(Charts and diagrams as code)
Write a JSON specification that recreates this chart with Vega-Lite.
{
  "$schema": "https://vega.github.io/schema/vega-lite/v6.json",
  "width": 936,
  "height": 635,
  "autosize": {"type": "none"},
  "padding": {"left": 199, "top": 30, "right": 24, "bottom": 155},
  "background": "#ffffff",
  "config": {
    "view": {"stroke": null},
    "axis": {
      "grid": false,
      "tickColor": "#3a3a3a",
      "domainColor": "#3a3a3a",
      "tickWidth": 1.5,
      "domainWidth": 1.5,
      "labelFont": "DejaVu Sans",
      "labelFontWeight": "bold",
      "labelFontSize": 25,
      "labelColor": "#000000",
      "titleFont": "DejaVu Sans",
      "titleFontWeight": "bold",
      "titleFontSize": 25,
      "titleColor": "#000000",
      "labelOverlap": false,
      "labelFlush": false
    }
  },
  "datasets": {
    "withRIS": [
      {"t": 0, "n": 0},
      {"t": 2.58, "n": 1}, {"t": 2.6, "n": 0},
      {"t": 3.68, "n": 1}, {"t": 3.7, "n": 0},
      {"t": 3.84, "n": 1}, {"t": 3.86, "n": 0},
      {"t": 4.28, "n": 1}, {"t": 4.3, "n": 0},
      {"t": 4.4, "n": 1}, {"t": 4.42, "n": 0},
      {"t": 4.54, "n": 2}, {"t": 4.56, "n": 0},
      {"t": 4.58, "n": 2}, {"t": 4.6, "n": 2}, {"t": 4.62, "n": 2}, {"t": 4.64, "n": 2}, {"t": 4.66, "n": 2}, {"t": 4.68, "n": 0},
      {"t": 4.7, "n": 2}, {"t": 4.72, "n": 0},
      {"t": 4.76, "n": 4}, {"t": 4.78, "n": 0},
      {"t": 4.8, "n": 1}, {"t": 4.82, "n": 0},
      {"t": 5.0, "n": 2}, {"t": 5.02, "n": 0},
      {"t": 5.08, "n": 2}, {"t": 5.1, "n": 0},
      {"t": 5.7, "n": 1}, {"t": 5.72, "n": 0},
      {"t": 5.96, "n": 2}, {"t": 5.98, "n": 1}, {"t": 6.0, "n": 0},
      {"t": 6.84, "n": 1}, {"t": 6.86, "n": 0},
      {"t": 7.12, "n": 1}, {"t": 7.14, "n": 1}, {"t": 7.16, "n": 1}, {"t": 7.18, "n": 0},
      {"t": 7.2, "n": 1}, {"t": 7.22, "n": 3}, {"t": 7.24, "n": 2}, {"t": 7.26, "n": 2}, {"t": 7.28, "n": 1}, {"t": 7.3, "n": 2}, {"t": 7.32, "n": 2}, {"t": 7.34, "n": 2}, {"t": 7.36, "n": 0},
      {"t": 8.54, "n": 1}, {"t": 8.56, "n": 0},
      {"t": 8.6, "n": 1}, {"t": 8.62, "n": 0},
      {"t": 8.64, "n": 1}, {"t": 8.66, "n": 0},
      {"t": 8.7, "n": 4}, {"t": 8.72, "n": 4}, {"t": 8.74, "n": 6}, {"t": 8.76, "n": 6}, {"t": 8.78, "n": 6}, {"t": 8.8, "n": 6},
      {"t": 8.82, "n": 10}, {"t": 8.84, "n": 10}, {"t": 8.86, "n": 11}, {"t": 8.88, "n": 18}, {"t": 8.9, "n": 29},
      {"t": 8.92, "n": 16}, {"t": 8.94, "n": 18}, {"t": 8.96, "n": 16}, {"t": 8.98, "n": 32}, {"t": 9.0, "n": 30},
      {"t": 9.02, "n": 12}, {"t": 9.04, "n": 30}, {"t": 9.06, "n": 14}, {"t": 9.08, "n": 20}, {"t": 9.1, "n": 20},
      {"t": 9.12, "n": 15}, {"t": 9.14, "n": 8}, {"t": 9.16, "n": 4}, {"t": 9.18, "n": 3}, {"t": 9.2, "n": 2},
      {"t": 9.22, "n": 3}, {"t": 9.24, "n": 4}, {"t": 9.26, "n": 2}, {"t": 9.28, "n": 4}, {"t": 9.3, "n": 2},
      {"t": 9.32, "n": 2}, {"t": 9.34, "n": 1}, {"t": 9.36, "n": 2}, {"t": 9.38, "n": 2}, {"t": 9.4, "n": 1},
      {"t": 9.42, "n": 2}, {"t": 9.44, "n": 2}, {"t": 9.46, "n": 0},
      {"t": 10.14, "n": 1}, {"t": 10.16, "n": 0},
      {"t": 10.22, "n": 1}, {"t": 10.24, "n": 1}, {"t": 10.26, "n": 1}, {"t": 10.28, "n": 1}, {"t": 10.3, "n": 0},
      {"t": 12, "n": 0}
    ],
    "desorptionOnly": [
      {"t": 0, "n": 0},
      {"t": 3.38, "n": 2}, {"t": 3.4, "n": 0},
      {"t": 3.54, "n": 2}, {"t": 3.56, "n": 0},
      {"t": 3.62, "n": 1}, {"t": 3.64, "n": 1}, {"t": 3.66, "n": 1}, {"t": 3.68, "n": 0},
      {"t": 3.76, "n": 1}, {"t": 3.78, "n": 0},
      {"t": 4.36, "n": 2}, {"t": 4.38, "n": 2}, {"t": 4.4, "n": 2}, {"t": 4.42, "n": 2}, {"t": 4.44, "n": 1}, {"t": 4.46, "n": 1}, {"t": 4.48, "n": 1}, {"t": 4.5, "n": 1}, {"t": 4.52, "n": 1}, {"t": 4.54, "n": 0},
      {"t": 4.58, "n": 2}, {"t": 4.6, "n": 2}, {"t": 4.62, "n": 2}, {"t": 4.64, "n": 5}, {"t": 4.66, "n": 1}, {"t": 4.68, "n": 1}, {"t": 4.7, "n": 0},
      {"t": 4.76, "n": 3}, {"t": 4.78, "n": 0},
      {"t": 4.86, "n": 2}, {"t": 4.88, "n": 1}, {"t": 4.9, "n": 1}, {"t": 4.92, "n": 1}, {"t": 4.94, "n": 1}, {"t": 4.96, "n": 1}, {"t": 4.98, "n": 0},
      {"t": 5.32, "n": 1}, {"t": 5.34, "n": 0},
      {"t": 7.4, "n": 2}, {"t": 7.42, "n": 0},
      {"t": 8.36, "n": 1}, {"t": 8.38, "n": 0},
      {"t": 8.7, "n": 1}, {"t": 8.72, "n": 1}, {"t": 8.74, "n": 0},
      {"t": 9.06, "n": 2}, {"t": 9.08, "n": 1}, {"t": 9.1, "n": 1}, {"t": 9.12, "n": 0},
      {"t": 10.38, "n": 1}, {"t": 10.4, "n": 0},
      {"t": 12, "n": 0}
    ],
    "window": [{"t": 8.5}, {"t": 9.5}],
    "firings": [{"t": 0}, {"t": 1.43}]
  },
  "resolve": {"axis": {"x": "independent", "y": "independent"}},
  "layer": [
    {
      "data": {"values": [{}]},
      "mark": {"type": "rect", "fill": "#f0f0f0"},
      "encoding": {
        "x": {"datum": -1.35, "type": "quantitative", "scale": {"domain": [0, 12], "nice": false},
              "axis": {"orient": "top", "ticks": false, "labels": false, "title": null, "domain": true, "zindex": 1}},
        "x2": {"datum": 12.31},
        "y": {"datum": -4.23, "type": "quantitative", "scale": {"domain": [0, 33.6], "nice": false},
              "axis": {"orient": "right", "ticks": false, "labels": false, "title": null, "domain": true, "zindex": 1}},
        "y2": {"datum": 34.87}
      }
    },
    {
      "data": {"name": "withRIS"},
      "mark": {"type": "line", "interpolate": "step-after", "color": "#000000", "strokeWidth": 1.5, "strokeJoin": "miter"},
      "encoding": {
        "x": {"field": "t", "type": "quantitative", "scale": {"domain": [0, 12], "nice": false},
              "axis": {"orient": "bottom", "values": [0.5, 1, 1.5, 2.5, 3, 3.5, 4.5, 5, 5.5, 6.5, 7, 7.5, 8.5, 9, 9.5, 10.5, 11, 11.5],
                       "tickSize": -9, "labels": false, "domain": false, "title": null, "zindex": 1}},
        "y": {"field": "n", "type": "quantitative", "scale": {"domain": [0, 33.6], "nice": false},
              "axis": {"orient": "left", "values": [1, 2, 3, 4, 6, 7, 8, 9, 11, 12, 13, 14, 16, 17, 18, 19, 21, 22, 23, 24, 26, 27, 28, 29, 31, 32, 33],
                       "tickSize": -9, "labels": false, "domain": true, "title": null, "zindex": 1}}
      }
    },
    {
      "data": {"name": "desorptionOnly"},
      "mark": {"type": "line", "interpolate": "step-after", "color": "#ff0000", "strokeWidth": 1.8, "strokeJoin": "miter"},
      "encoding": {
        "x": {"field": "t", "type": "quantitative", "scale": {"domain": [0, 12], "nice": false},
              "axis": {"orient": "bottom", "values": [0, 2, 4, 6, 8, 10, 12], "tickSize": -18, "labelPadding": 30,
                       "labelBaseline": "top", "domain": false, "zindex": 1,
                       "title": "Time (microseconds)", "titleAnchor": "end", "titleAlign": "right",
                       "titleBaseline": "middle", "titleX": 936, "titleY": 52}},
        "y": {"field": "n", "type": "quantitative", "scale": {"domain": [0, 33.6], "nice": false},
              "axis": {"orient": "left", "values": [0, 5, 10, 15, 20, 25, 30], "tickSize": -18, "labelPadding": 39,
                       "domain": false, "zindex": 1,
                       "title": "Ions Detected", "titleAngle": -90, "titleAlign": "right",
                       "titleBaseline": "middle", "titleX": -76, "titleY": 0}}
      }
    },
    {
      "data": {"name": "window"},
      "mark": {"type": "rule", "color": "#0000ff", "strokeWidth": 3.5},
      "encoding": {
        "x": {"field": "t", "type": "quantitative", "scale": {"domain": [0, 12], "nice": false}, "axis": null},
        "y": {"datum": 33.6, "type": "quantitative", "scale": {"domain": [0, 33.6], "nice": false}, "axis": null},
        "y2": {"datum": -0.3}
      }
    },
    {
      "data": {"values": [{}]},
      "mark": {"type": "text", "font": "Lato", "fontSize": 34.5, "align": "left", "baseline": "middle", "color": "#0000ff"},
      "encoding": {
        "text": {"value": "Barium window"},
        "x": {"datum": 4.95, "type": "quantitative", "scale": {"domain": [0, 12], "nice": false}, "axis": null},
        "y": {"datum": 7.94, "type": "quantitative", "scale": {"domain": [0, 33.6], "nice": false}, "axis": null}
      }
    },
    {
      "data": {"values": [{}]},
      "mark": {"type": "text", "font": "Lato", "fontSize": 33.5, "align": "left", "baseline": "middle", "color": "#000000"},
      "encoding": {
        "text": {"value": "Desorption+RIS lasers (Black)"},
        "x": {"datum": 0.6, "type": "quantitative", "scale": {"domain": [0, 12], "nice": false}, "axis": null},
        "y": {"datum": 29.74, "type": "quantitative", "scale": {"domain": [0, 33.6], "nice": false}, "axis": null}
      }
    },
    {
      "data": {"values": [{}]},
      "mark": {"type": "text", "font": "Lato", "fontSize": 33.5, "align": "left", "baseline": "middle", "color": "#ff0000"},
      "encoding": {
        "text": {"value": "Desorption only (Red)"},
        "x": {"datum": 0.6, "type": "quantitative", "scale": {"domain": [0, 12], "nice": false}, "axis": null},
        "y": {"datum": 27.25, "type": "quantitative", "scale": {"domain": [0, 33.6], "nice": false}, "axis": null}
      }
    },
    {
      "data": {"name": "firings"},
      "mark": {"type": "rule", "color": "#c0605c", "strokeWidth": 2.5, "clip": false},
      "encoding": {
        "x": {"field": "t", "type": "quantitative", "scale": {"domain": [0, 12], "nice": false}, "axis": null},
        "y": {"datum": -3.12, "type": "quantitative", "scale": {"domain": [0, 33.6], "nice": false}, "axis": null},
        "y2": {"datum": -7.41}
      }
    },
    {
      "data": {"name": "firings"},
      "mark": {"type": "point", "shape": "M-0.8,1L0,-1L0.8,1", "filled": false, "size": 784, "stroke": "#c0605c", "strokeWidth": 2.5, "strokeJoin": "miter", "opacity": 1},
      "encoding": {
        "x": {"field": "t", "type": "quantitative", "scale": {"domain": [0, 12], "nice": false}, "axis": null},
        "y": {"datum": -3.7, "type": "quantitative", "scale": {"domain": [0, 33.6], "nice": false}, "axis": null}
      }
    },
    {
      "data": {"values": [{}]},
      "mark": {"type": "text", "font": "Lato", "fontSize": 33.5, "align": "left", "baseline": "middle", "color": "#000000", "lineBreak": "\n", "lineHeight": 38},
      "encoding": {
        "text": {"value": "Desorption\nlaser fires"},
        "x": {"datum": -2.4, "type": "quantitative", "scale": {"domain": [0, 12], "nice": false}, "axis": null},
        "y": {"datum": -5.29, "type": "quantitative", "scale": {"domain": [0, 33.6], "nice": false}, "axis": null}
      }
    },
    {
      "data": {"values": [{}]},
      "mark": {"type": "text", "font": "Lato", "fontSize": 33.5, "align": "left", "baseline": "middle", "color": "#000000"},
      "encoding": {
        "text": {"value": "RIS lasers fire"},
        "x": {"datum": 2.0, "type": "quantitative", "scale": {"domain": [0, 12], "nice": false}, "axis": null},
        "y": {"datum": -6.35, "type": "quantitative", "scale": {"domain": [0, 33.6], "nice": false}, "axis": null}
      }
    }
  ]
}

...

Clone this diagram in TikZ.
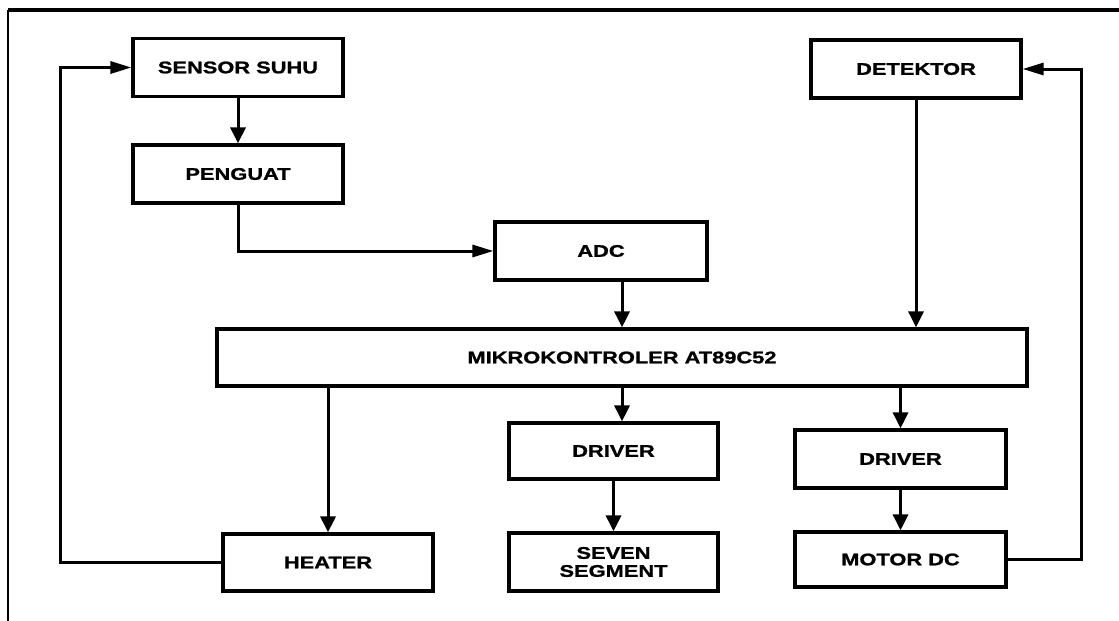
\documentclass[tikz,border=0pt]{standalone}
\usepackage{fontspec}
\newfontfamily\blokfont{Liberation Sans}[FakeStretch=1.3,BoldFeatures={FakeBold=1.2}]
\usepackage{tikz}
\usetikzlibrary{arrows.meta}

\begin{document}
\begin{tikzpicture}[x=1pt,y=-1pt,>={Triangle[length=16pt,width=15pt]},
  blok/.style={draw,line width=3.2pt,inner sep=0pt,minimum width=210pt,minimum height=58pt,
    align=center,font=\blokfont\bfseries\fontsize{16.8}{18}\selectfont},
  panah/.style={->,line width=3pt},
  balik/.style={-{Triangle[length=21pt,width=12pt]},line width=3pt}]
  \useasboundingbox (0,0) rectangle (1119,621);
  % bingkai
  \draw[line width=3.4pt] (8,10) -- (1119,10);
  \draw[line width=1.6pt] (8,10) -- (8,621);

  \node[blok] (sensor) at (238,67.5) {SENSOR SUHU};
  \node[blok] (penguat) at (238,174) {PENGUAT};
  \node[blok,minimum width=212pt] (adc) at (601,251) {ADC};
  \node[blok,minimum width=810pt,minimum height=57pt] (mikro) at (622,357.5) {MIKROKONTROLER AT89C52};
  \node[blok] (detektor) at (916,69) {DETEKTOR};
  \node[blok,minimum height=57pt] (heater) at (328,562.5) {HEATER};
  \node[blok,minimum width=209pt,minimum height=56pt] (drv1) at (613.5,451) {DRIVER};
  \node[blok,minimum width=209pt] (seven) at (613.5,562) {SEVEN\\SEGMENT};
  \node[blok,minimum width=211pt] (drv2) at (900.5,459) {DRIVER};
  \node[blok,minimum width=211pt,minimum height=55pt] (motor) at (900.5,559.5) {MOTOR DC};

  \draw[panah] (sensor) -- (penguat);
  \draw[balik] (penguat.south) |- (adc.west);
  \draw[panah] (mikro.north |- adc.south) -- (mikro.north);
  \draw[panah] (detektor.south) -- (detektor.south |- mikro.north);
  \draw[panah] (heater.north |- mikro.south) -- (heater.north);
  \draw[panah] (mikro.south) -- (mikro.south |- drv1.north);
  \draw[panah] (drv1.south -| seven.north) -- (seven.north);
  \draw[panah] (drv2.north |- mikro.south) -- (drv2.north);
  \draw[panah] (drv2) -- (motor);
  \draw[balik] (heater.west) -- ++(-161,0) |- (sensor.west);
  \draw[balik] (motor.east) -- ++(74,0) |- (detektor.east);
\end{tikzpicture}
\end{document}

▶ REQUIREMENT:
Take the stretch from the line containing "Clone this diagram in TikZ." through the line containing "(8,10) -- (8,621);" and reproduce it exactly, both ends included. Omit the pictures.

▶ TASK ANSWER:
Clone this diagram in TikZ.
\documentclass[tikz,border=0pt]{standalone}
\usepackage{fontspec}
\newfontfamily\blokfont{Liberation Sans}[FakeStretch=1.3,BoldFeatures={FakeBold=1.2}]
\usepackage{tikz}
\usetikzlibrary{arrows.meta}

\begin{document}
\begin{tikzpicture}[x=1pt,y=-1pt,>={Triangle[length=16pt,width=15pt]},
  blok/.style={draw,line width=3.2pt,inner sep=0pt,minimum width=210pt,minimum height=58pt,
    align=center,font=\blokfont\bfseries\fontsize{16.8}{18}\selectfont},
  panah/.style={->,line width=3pt},
  balik/.style={-{Triangle[length=21pt,width=12pt]},line width=3pt}]
  \useasboundingbox (0,0) rectangle (1119,621);
  % bingkai
  \draw[line width=3.4pt] (8,10) -- (1119,10);
  \draw[line width=1.6pt] (8,10) -- (8,621);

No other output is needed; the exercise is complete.